The long-time artist, sculptor and community promoter passed away in Lethbridge recently, but not before his daughter Amy Nadeau (née Erickson) wanted to pay tribute to her father.

“Dad loved Claresholm and spent his golden years there with my wonderful, sweet, kind, loving mom of 70 years,” she said in her eulogy to her father.

Bill and his wife Namie bought a ranch southwest of Claresholm in 1976, where his son and family lived. Bill and Namie built their first house in Claresholm in 1983 and moved there to be close to the ranch.

They later bought some land by the golf course, planned and designed duplex-type homes for seniors in a park-like setting. This became Chinook Estates.

Since then, Bill created a variety of landmarks.

He came up with the memorial concept for the Harvard Trainer and Claresholm Airport Memorial, that is the big yellow plane in Centennial Park.

East of that is the Rancher’s Memorial, which includes a drum with dozens of local cattle brands, and a hitching post.

On the other side of the Harvard, to the north, is a time capsule buried in the year 2000, not to be opened until Canada Day, 2050. It includes essays from 200 students from the Claresholm area, 2,000 coins, a bronze buffalo and bronze arrowheads.

North of that is a sun dial, because as it says there is “nothing without sun.”

His final contribution to the community landscape came shortly after the penny was abolished. Erickson created a tribute to the penny, burying a pressure cooker filled with pennies, not to be dug up until the year 2100.

He was always an artist as well, creating metal statues of buffaloes and bears, carving figures of wood, and much more.

One of his most unique pieces is a porcupine he made by hammering hundreds of nails into a piece of wood, and sharpening them to different heights to create texture.

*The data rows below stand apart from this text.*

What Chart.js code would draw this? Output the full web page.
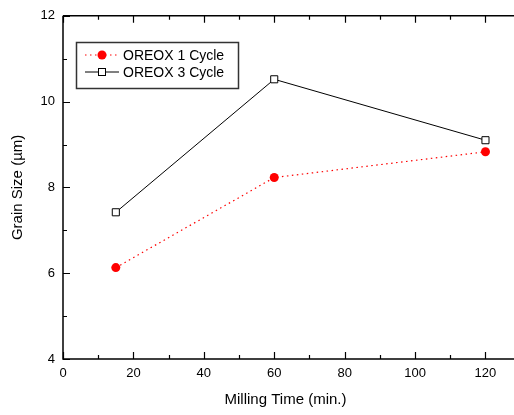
<!DOCTYPE html>
<html>
<head>
  <meta charset="utf-8">
  <title>Grain Size vs Milling Time</title>
  <script src="https://cdn.jsdelivr.net/npm/chart.js@4"></script>
  <style>
    html, body { margin: 0; padding: 0; background: #fff; }
  </style>
</head>
<body>
  <canvas id="myChart" width="514" height="415"></canvas>
  <script>
    // data
    var millingTime = [15, 60, 120];
    var oreox1 = [6.13, 8.23, 8.83];
    var oreox3 = [7.42, 10.52, 9.1];
    var seriesNames = ['OREOX 1 Cycle', 'OREOX 3 Cycle'];
    var xTicks = [0, 20, 40, 60, 80, 100, 120];
    var yTicks = [4, 6, 8, 10, 12];

    function pts(ys) {
      return millingTime.map(function (x, i) { return { x: x, y: ys[i] }; });
    }

    // inward ticks on all four sides + the boxed legend
    var frame = {
      id: 'frame',
      afterDraw: function (chart) {
        var c = chart.ctx, a = chart.chartArea;
        var xs = chart.scales.x, ys = chart.scales.y;
        c.save();
        c.strokeStyle = '#000';
        c.lineWidth = 1.5;
        c.beginPath();
        c.moveTo(a.left, a.top); c.lineTo(a.left, a.bottom); c.lineTo(chart.width, a.bottom);
        c.moveTo(a.left, a.top); c.lineTo(chart.width, a.top);
        c.stroke();
        c.lineWidth = 1.2;
        c.beginPath();
        for (var v = 0; v <= 120; v += 10) {
          var px = Math.round(xs.getPixelForValue(v)) + 0.5;
          var len = v % 20 === 0 ? 7 : 4;
          c.moveTo(px, a.bottom); c.lineTo(px, a.bottom - len);
          c.moveTo(px, a.top); c.lineTo(px, a.top + len);
        }
        for (var w = 4; w <= 12; w += 1) {
          var py = Math.round(ys.getPixelForValue(w)) + 0.5;
          var l2 = w % 2 === 0 ? 7 : 4;
          c.moveTo(a.left, py); c.lineTo(a.left + l2, py);
        }
        c.stroke();

        // legend box
        c.strokeStyle = '#333';
        c.lineWidth = 1.5;
        c.strokeRect(76.5, 42.5, 162, 46);
        c.font = '14px "Liberation Sans", Arial, sans-serif';
        c.textBaseline = 'middle';
        c.fillStyle = '#000';
        var rows = [55, 72];
        chart.data.datasets.forEach(function (ds, i) {
          var y = rows[i];
          c.save();
          c.strokeStyle = ds.borderColor;
          c.lineWidth = 1;
          c.setLineDash(ds.borderDash || []);
          c.beginPath(); c.moveTo(85, y); c.lineTo(119, y); c.stroke();
          c.restore();
          if (ds.pointStyle === 'rect') {
            c.fillStyle = '#fff';
            c.strokeStyle = '#000';
            c.lineWidth = 1;
            c.fillRect(98.5, y - 3.5, 7, 7);
            c.strokeRect(98.5, y - 3.5, 7, 7);
          } else {
            c.fillStyle = ds.pointBackgroundColor;
            c.beginPath(); c.arc(102, y, 4.5, 0, Math.PI * 2); c.fill();
          }
          c.fillStyle = '#000';
          c.fillText(ds.label, 123, y + 1);
        });
        c.restore();
      }
    };

    var font = '"Liberation Sans", Arial, sans-serif';
    var ctx = document.getElementById('myChart');
    var myChart = new Chart(ctx, {
      type: 'line',
      data: {
        datasets: [{
          label: seriesNames[0],
          data: pts(oreox1),
          borderColor: '#ff0000',
          borderWidth: 1.2,
          borderDash: [1.5, 3.5],
          pointStyle: 'circle',
          pointRadius: 4.5,
          pointBackgroundColor: '#ff0000',
          pointBorderColor: '#ff0000',
          pointBorderWidth: 0,
          tension: 0
        }, {
          label: seriesNames[1],
          data: pts(oreox3),
          borderColor: '#000',
          borderWidth: 1,
          pointStyle: 'rect',
          pointRadius: 5,
          pointBackgroundColor: '#fff',
          pointBorderColor: '#000',
          pointBorderWidth: 1,
          tension: 0
        }]
      },
      options: {
        responsive: false,
        animation: false,
        layout: { padding: { top: 15, right: 0, left: 0, bottom: 0 } },
        plugins: { legend: { display: false }, tooltip: { enabled: false } },
        scales: {
          x: {
            type: 'linear',
            min: 0, max: 126.4,
            border: { display: false },
            grid: { display: false, drawTicks: false },
            ticks: {
              autoSkip: false, padding: 7, color: '#000',
              font: { family: font, size: 13 }
            },
            afterBuildTicks: function (s) { s.ticks = xTicks.map(function (v) { return { value: v }; }); },
            title: { display: true, text: 'Milling Time (min.)', color: '#000',
              font: { family: font, size: 15 }, padding: { top: 0, bottom: 6 } },
            afterFit: function (s) { s.height = 56; }
          },
          y: {
            min: 4, max: 12,
            border: { display: false },
            grid: { display: false, drawTicks: false },
            ticks: { autoSkip: false, padding: 8, color: '#000', font: { family: font, size: 13 } },
            afterBuildTicks: function (s) { s.ticks = yTicks.map(function (v) { return { value: v }; }); },
            title: { display: true, text: 'Grain Size (µm)', color: '#000',
              font: { family: font, size: 15 }, padding: { top: 9, bottom: 0 } },
            afterFit: function (s) { s.width = 63; }
          }
        }
      },
      plugins: [frame]
    });
  </script>
</body>
</html>
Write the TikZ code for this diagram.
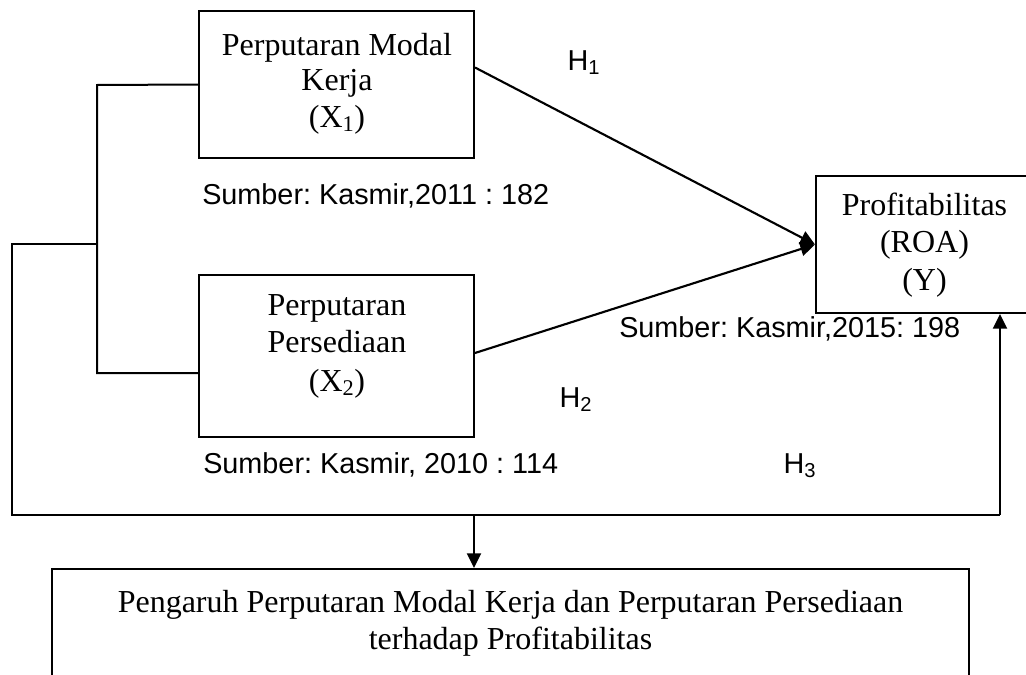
\documentclass[tikz,border=0pt]{standalone}
\usepackage{fontspec}
\setmainfont{Liberation Serif}
\setsansfont{Liberation Sans}
\usetikzlibrary{arrows.meta}
\frenchspacing
\tikzset{
  boxstyle/.style={draw, line width=1.5pt, rectangle, inner sep=0pt},
  serifline/.style={font=\fontsize{24}{28}\selectfont, inner sep=0pt, anchor=base},
  sanslbl/.style={font=\sffamily\fontsize{21.6}{26}\selectfont, inner sep=0pt, anchor=base west},
  hlbl/.style={font=\sffamily\fontsize{21.6}{26}\selectfont, inner sep=0pt, anchor=base},
  conn/.style={line width=1.5pt},
  arr/.style={line width=1.6pt, -{Triangle[length=11pt,width=10.5pt]}},
}
\begin{document}
\begin{tikzpicture}[x=0.75pt, y=-0.75pt]
\useasboundingbox (0,0) rectangle (1026,675);
\clip (0,0) rectangle (1026,675);
\fill[white] (0,0) rectangle (1026,675);

% boxes
\node[boxstyle, minimum width=206.25pt, minimum height=110.25pt] (x1) at (336.5,84.5) {};
\node[boxstyle, minimum width=206.25pt, minimum height=121.5pt] (x2) at (336.5,356) {};
\node[boxstyle, minimum width=162.75pt, minimum height=102.75pt] (y) at (924.5,244.5) {};
\node[boxstyle, minimum width=687.75pt, minimum height=113.25pt] (bot) at (510.5,644.5) {};

% box texts
\node[serifline] (x1a) at (337,55) {Perputaran Modal};
\node[serifline] (x1b) at (337,90) {Kerja};
\node[serifline] (x1c) at (337,127) {(X\textsubscript{1})};
\node[serifline] (x2a) at (337,315) {Perputaran};
\node[serifline] (x2b) at (337,352) {Persediaan};
\node[serifline] (x2c) at (337,391) {(X\textsubscript{2})};
\node[serifline] (ya) at (924.5,215) {Profitabilitas};
\node[serifline] (yb) at (924.5,252) {(ROA)};
\node[serifline] (yc) at (924.5,290) {(Y)};
\node[serifline] (bota) at (510.5,612) {Pengaruh Perputaran Modal Kerja dan Perputaran Persediaan};
\node[serifline] (botb) at (510.5,649) {terhadap Profitabilitas};

% source labels
\node[sanslbl] (s1) at (202,204) {Sumber: Kasmir,2011 : 182};
\node[sanslbl] (s2) at (203,473) {Sumber: Kasmir, 2010 : 114};
\node[sanslbl] (s3) at (619,337) {Sumber: Kasmir,2015: 198};

% hypothesis labels
\node[hlbl] (h1) at (584,70) {H\textsubscript{1}};
\node[hlbl] (h2) at (576,407) {H\textsubscript{2}};
\node[hlbl] (h3) at (800,473) {H\textsubscript{3}};

% connector coordinates
\coordinate (b1) at (97,85);
\coordinate (b2) at (97,373);
\coordinate (bm) at (97,244);
\coordinate (lc) at (12,515);
\coordinate (rc) at (1000,515);
\coordinate (dj) at (474,515);

% bracket and loop
\draw[conn] (x1.west) -- (b1) -- (b2) -- (x2.west |- b2);
\draw[conn] (bm) -| (lc) -- (rc);
\draw[arr] (rc) -- (rc |- y.south);
\draw[arr] (dj) -- (dj |- bot.north);

% hypothesis arrows
\draw[arr] ([yshift=12.75pt]x1.east) -- (y.west);
\draw[arr] ([yshift=2.25pt]x2.east) -- (y.west);
\end{tikzpicture}
\end{document}
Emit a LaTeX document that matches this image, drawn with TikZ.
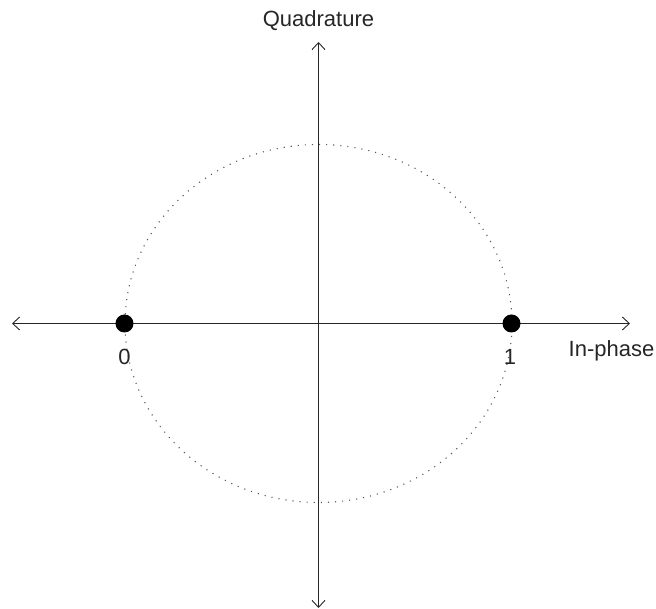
\documentclass[tikz,border=0pt]{standalone}
\usepackage{fontspec}
\setmainfont{Liberation Sans}
\usetikzlibrary{arrows.meta}
\begin{document}
\begin{tikzpicture}[x=1pt,y=1pt,
  axis/.style={line width=1.3pt,color=black!85,-{Straight Barb[length=7pt,width=13pt,line width=0.9pt]}},
  bigdot/.style={circle,fill=black,inner sep=0pt,minimum size=18pt},
  lbl/.style={font=\fontsize{22}{24}\selectfont,color=black!85,inner sep=0pt,anchor=base},
  dotted circ/.style={line width=1.1pt,color=black!65,dash pattern=on 1.1pt off 6pt}]
\useasboundingbox (-318.5,-285.5) rectangle (337.5,323.5);
\coordinate (c) at (0,0);
\coordinate (l) at (-306.5,0);
\coordinate (r) at (311.5,0);
\coordinate (t) at (0,281.5);
\coordinate (b) at (0,-284.5);
\draw[dotted circ] (c) ellipse [x radius=193.5, y radius=179];
\draw[axis] (c) -- (r);
\draw[axis] (c) -- (l);
\draw[axis] (c) -- (t);
\draw[axis] (c) -- (b);
\node[bigdot] (p0) at (-194,0) {};
\node[bigdot] (p1) at (193,0) {};
\node[lbl] (l0) at (-194,-41.5) {0};
\node[lbl] (l1) at (191.5,-41.5) {1};
\node[lbl] (ip) at (293,-33.5) {In-phase};
\node[lbl] (qd) at (0,296.5) {Quadrature};
\end{tikzpicture}
\end{document}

Some of that work was displayed in a venture he was part of with several other local artists called simply “The Gallery”. It was just that, a gallery displaying local art, located in the former Kountry Kitchen Café building downtown.

His work extended beyond Claresholm, as he created a sun dial for Elliston Park in Calgary and contributed some art.

Erickson also was involved with the local chapter of Ducks Unlimited and was a director of Head-Smashed-In Buffalo Jump for more than 10 years.

“His life was really full and well lived,” his daughter Amy said when she stopped by the Local Press on May 2. “He had a positive energy.

“He had a real zest for life.”

Bill Erickson died on April 24 in Lethbridge.